Before the year 1000, there’s no clear evidence of anti-Jewish actions. A small community of Jews had settled along the Rhine River in Roman days; there were some other small historic communities in parts of Roman France. Most of Europe’s Jews before the turn of the millenium were merchants, though some were farmers and wine-makers.

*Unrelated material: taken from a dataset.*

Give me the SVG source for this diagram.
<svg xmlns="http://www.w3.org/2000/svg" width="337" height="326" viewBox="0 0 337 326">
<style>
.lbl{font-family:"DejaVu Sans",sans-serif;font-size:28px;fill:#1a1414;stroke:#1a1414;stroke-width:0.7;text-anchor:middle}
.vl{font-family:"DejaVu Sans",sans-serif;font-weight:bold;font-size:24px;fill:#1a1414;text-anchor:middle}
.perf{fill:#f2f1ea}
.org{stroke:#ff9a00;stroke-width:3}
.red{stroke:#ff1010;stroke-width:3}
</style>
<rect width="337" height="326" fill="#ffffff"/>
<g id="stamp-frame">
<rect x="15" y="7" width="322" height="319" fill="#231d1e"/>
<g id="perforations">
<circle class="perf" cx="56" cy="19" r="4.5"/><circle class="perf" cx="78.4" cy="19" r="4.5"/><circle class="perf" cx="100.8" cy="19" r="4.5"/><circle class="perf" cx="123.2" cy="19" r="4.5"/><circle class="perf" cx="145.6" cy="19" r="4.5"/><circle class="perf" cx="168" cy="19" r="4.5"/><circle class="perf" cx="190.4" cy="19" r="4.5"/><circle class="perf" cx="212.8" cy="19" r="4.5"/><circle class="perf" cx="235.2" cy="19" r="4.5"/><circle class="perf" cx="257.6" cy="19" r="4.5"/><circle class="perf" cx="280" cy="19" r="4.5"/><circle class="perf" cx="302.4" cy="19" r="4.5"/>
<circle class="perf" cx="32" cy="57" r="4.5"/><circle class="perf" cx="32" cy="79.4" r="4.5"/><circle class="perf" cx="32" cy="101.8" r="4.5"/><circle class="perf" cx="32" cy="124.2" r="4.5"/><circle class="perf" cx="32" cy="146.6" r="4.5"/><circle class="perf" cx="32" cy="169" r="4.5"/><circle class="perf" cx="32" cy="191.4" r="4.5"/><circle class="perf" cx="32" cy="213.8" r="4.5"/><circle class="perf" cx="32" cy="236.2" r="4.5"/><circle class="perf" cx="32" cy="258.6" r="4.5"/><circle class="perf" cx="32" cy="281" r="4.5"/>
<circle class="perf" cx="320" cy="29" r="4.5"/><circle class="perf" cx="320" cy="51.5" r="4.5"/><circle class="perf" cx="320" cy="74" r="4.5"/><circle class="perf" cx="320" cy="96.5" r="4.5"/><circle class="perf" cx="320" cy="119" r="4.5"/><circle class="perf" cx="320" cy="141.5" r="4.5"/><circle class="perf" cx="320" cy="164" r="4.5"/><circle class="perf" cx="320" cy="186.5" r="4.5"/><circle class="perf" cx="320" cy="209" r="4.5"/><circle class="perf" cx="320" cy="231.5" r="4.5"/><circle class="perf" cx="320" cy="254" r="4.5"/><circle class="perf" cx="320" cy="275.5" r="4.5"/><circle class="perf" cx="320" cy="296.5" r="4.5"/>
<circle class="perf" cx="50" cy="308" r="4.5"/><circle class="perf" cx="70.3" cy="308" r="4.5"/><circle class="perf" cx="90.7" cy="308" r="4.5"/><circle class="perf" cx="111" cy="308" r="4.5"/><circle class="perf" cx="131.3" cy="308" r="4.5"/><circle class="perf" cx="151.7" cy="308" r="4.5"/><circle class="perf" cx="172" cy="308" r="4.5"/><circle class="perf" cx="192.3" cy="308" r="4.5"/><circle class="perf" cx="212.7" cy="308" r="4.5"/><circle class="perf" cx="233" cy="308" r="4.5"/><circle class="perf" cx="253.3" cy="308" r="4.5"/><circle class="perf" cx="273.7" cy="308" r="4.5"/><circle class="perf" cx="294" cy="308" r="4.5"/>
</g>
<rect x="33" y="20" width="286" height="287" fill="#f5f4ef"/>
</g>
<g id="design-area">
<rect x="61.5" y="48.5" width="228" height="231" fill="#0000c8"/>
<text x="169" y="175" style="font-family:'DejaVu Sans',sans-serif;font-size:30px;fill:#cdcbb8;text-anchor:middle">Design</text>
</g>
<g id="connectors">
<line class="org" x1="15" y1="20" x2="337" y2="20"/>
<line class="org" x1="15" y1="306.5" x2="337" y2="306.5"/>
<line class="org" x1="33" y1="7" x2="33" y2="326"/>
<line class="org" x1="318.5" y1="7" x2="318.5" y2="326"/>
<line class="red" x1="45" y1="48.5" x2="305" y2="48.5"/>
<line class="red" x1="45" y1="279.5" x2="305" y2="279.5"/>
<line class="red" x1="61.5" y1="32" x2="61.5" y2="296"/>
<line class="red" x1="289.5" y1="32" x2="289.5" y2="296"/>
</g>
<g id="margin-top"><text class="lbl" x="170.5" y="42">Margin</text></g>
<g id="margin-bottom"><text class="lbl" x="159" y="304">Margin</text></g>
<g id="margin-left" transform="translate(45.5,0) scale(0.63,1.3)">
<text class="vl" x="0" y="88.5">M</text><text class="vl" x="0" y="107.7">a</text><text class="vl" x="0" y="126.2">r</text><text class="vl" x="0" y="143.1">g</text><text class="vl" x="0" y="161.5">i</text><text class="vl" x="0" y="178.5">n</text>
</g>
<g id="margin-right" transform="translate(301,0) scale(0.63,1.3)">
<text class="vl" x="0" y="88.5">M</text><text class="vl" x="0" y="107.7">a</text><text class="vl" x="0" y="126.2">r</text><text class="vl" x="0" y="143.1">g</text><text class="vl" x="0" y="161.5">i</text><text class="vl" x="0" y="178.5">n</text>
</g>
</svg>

A particular group of merchants is known to history as the Radhanites. Their home base in Europe was in the Rhone Valley; they traveled back and forth to China, at times by way of the Jewish-convert Khazar kingdom on the Black Sea. (It’s possible that contact with Jewish traders encouraged the Khazar king to learn more and then convert.) Some of their routes used the sea, but going to China invariably entailed a long overland journey. The Radhanites were remarkable for being able to speak most of the languages along the way, including Slavic and Persian. They carried European furs and slaves eastward, returning with spices. Before 1000, they were the main spice suppliers to the Carolingian kings.

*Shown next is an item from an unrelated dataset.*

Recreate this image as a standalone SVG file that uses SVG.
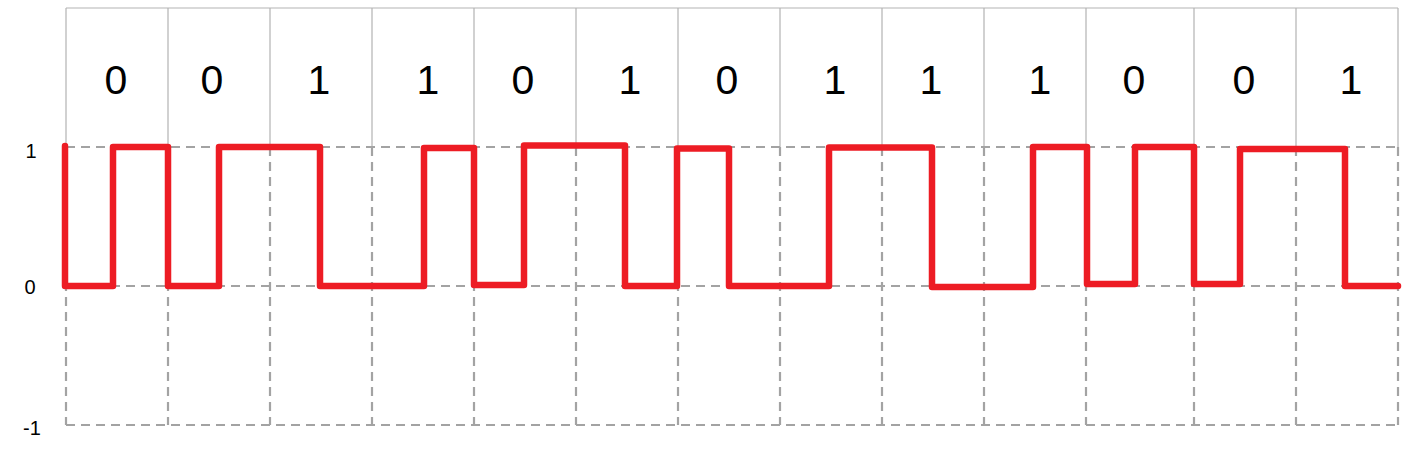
<svg xmlns="http://www.w3.org/2000/svg" width="1410" height="449" viewBox="0 0 1410 449">
<style>
.solid{stroke:#b3b3b3;stroke-width:1.2;fill:none}
.dash{stroke:#a3a3a3;stroke-width:2.2;stroke-dasharray:9 6;fill:none}
.bit{font-family:"Liberation Sans",Arial,sans-serif;font-size:41px;fill:#000;text-anchor:middle}
.axis{font-family:"Liberation Sans",Arial,sans-serif;font-size:20px;fill:#000;text-anchor:middle}
.sig{stroke:#ed1c24;stroke-width:6.5;fill:none;stroke-linejoin:round;stroke-linecap:round}
</style>
<rect width="1410" height="449" fill="#fff"/>
<g id="grid">
<path class="solid" d="M66,8H1398M66,8V147M168,8V147M270,8V147M372,8V147M474,8V147M576,8V147M678,8V147M780,8V147M882,8V147M984,8V147M1086,8V147M1194,8V147M1296,8V147M1398,8V147"/>
<path class="dash" d="M66,147H1398M66,286H1398M66,425H1398"/>
<path class="dash" d="M66,147V425M168,147V425M270,147V425M372,147V425M474,147V425M576,147V425M678,147V425M780,147V425M882,147V425M984,147V425M1086,147V425M1194,147V425M1296,147V425M1398,147V425"/>
</g>
<g id="bits">
<text class="bit" x="116" y="94">0</text>
<text class="bit" x="212" y="94">0</text>
<text class="bit" x="319" y="94">1</text>
<text class="bit" x="428" y="94">1</text>
<text class="bit" x="523" y="94">0</text>
<text class="bit" x="630" y="94">1</text>
<text class="bit" x="727" y="94">0</text>
<text class="bit" x="835" y="94">1</text>
<text class="bit" x="931" y="94">1</text>
<text class="bit" x="1040" y="94">1</text>
<text class="bit" x="1134" y="94">0</text>
<text class="bit" x="1244" y="94">0</text>
<text class="bit" x="1351" y="94">1</text>
</g>
<g id="axis">
<text class="axis" x="31" y="158">1</text>
<text class="axis" x="30" y="294">0</text>
<text class="axis" x="32" y="435">-1</text>
</g>
<g id="connectors">
<path class="sig" d="M65,146V286H113V147H168V286H219V147H320V286H424V148H474V285H524V145.5H625V286H677V148.5H729V286H829V147.5H932V287H1033V147H1087V284H1135V147H1194V284H1240V149H1345V286H1398"/>
</g>
</svg>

As we’ve seen, the region of Europe and Asia was destabilized in the late 900s. The Abbasid Caliphate was nearly gone: North Africa became Sunni fundamentalist; Egypt became Shi’ite evangelical; Persia was filled with Turkic nomads. China was not stable after the Tang dynasty fell. And just before the Kievans converted to Orthodox Christianity, they sacked the (probably) Jewish kingdom of Khazaria. For a while, even skilled Jewish merchants could not work the Silk Road. During the 11th century, the price of spices shot up. French and German kings had no good reason to protect Jews now that they weren’t spice sellers.

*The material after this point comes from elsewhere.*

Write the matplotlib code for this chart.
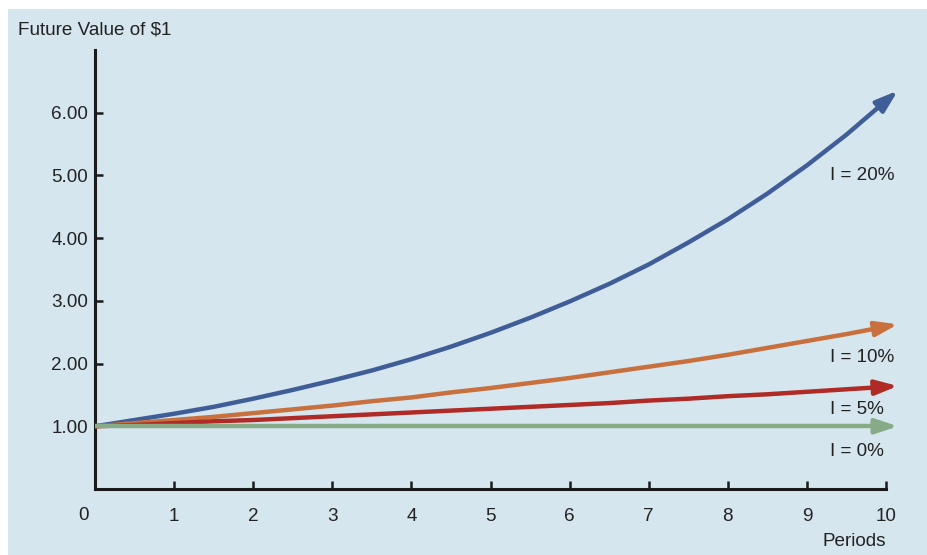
import numpy as np
import matplotlib.pyplot as plt
from matplotlib.patches import Rectangle
from matplotlib.transforms import offset_copy

plt.rcParams['font.family'] = ['Liberation Sans', 'DejaVu Sans']

# values (future value of $1), every half period
periods = [0, 0.5, 1, 1.5, 2, 2.5, 3, 3.5, 4, 4.5, 5, 5.5, 6, 6.5, 7, 7.5, 8, 8.5, 9, 9.5, 10]
fv_20 = [1.00, 1.10, 1.20, 1.31, 1.44, 1.58, 1.73, 1.89, 2.07, 2.27, 2.49,
         2.73, 2.99, 3.27, 3.58, 3.93, 4.30, 4.71, 5.16, 5.65, 6.19]
fv_10 = [1.00, 1.05, 1.10, 1.15, 1.21, 1.27, 1.33, 1.40, 1.46, 1.54, 1.61,
         1.69, 1.77, 1.86, 1.95, 2.04, 2.14, 2.25, 2.36, 2.47, 2.59]
fv_5 = [1.00, 1.02, 1.05, 1.08, 1.10, 1.13, 1.16, 1.19, 1.22, 1.25, 1.28,
        1.31, 1.34, 1.37, 1.41, 1.44, 1.48, 1.51, 1.55, 1.59, 1.63]
fv_0 = [1.00] * 21
rate_labels = ['I = 20%', 'I = 10%', 'I = 5%', 'I = 0%']
xtick_vals = [1, 2, 3, 4, 5, 6, 7, 8, 9, 10]
ytick_vals = [1, 2, 3, 4, 5, 6]
ytick_labels = ['1.00', '2.00', '3.00', '4.00', '5.00', '6.00']

bg = '#d6e6ef'
colors = ['#3f5e98', '#c8703e', '#b02a26', '#86ab86']
fs = 13.6

fig = plt.figure(figsize=(9.27, 5.55), dpi=100, facecolor='white')
fig.add_artist(Rectangle((8 / 927, 0), 1, 546 / 555, transform=fig.transFigure,
                         facecolor=bg, edgecolor='none', zorder=-5))
ax = fig.add_axes([95 / 927, 66 / 555, 791 / 927, 439 / 555])
ax.set_zorder(2)
ax.set_facecolor('none')

series = [fv_20, fv_10, fv_5, fv_0]
label_y = [5.0, 2.1, 1.26, 0.6]
for vals, col, lab, ly in zip(series, colors, rate_labels, label_y):
    x = np.array(periods, dtype=float)
    y = np.array(vals)
    ax.plot(x, y, color=col, lw=3.2, solid_capstyle='butt', solid_joinstyle='round', zorder=3)
    # arrow head continuing the last segment a little past period 10
    slope = (y[-1] - y[-2]) / (x[-1] - x[-2])
    ax.annotate('', xy=(x[-1] + 0.15, y[-1] + slope * 0.15),
                xytext=(x[-1] - 0.1, y[-1] - slope * 0.1),
                arrowprops=dict(arrowstyle='-|>,head_length=1.35,head_width=0.45',
                                color=col, lw=3.0, shrinkA=0, shrinkB=0),
                zorder=4, annotation_clip=False)
    ax.text(9.29, ly, lab, fontsize=fs, color='#222222', va='center', ha='left')

ax.set_xlim(0, 10)
ax.set_ylim(0, 7)
for s in ['top', 'right']:
    ax.spines[s].set_visible(False)
for s in ['left', 'bottom']:
    ax.spines[s].set_linewidth(2.2)
    ax.spines[s].set_color('#1a1a1a')

ax.set_xticks(xtick_vals)
ax.set_xticklabels([str(p) for p in xtick_vals], fontsize=fs, color='#222222')
ax.set_yticks(ytick_vals)
ax.set_yticklabels(ytick_labels, fontsize=fs, color='#222222')
ax.tick_params(axis='x', direction='in', length=6, width=1.8, pad=14, color='#1a1a1a')
ax.tick_params(axis='y', direction='in', length=6, width=1.8, pad=5, color='#1a1a1a')

# origin label sits a bit left of the y axis
zero_tr = offset_copy(ax.get_xaxis_transform(), fig=fig, x=-8, y=-19, units='points')
ax.text(0, 0, '0', transform=zero_tr, fontsize=fs, color='#222222', ha='center', va='center')

fig.text(18 / 927, 1 - 30 / 555, 'Future Value of $1', fontsize=fs, color='#222222',
         va='center', ha='left')
fig.text(886 / 927, 1 - 542 / 555, 'Periods', fontsize=fs, color='#222222',
         va='center', ha='right')

fig.savefig('out.png', dpi=100, facecolor='white')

When (1009) the Fatimid Sultan al-Hakim of Egypt tore down the Church of the Holy Sepulcher in Jerusalem, the Christian world was shocked. Al-Hakim ordered all non-Muslim places, both monastery and synagogue, torn down. But somehow, as word spread, Jews became connected with the destruction. Rumors spread saying that the Jews had incited Fatimid demolitions. “Anti-semitism” is a modern word, and it’s clumsy at times because Arabs are “Semites” but are not included in it. Back at that time, they were: Jews and Arabs were viewed as very similar. They were all “Levantine” and Saracens.
The Norman worldview was deeply anti-Jewish. The Jews had cultivated scholarship, diplomacy, languages and merchant skills to survive in the post-Roman world. Norman lords despised all of these skills. They didn’t value literacy, as Charlemagne and Alfred the Great had done. They were culturally allergic to Jews.
King Robert II in Paris and Duke Richard II of Normandy began formal oppressions of their Jewish populations. They began by insisting on conversion, but of course when conversion was refused, they started killing (many despairing Jews killed themselves, often by drowning). A Jewish scholar in Normandy was able, with difficulty, to journey to Rome and appeal directly to the Pope for relief, which the Pope provided as possible. But it was never safe to be Jewish in France again. In Spain, as the kingdom of Andalusia splintered into taifas, the Christian kings who sacked frontier towns did not distinguish between Jew and Muslim. Jews were seen as collaborators, spies, and foreign. Popes never supported Jewish persecution, but it continued.
During this same century, R. Shlomo Yitzhaki, one of the greatest Talmud scholars ever, lived in Troyes, France. Troyes was the site of large international trading fairs several times a year. Perhaps it was a safer place since Jews had an economic role in the fairs, or perhaps Rashi just managed to squeeze his lifetime in between persecutions. It helped that Troyes was well outside Normandy.